The simplest representation of a surface is made with parallel strokes, or hatching. But because a surface is seldom depicted parallel to the plane of the picture, parallel hatching will often throw the picture out of alignment. The lines of the hatching, like any strokes, tend to indicate a direction which is unconsciously associated with the vanishing point of spatial perspective.
Either the hatching must take this into account or a different method of indicating surface must replace it: one conveying texture. Texture is essentially a means of representing a surface without implying any direction. The methods are innumerable. Even crosshatching loses any definite sense of direction, since it consists of four different directions, one pair perpendicular to the other.
It is possible to represent almost every material with textures of dots and lines. This can be practiced at every turn. Once you can fill in textures, you progress to drawing the textured areas without any outline. At first you need a guide: a thin pencil outline which is erased after the texture has been filled in with pen and ink. In time you will be able to achieve directly, without a guiding outline, the striking effect of textured areas which touch without outlines. These are the means of expression of impressionistic vision, of things seen as surfaces.
A uniform texture of equal tone value can be easily developed into one with gradations of tone which fades away. It can then be used for the representation both of receding perspective and of modeling in the round.

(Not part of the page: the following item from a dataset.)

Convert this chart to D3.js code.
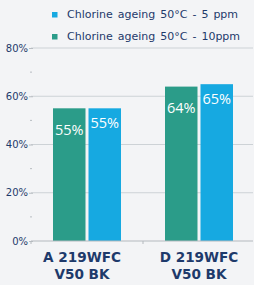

When talking of the sketch, we were constantly referring to broken and incomplete strokes. They do not generally end abruptly, but are faded out, either becoming narrower or lighter in tone, or both, according to the material used for drawing. If you use a pen which does not respond to alterations of pressure, the line disappears in dashes or dots.
In the same way that gradations in the weight of the texture produce an effect of volume or of distance, so a heavier or lighter line can give the illusion of space or volume, even if the line is used only as a contour. It can raise the outlined object out of the picture plane clearly enough to make shading or complete rendering of the material by texture unnecessary. Thickening of the line conveys shadow or nearness to the beholder; a faint line betokens light or distance. In the strongest light, the line can disappear altogether.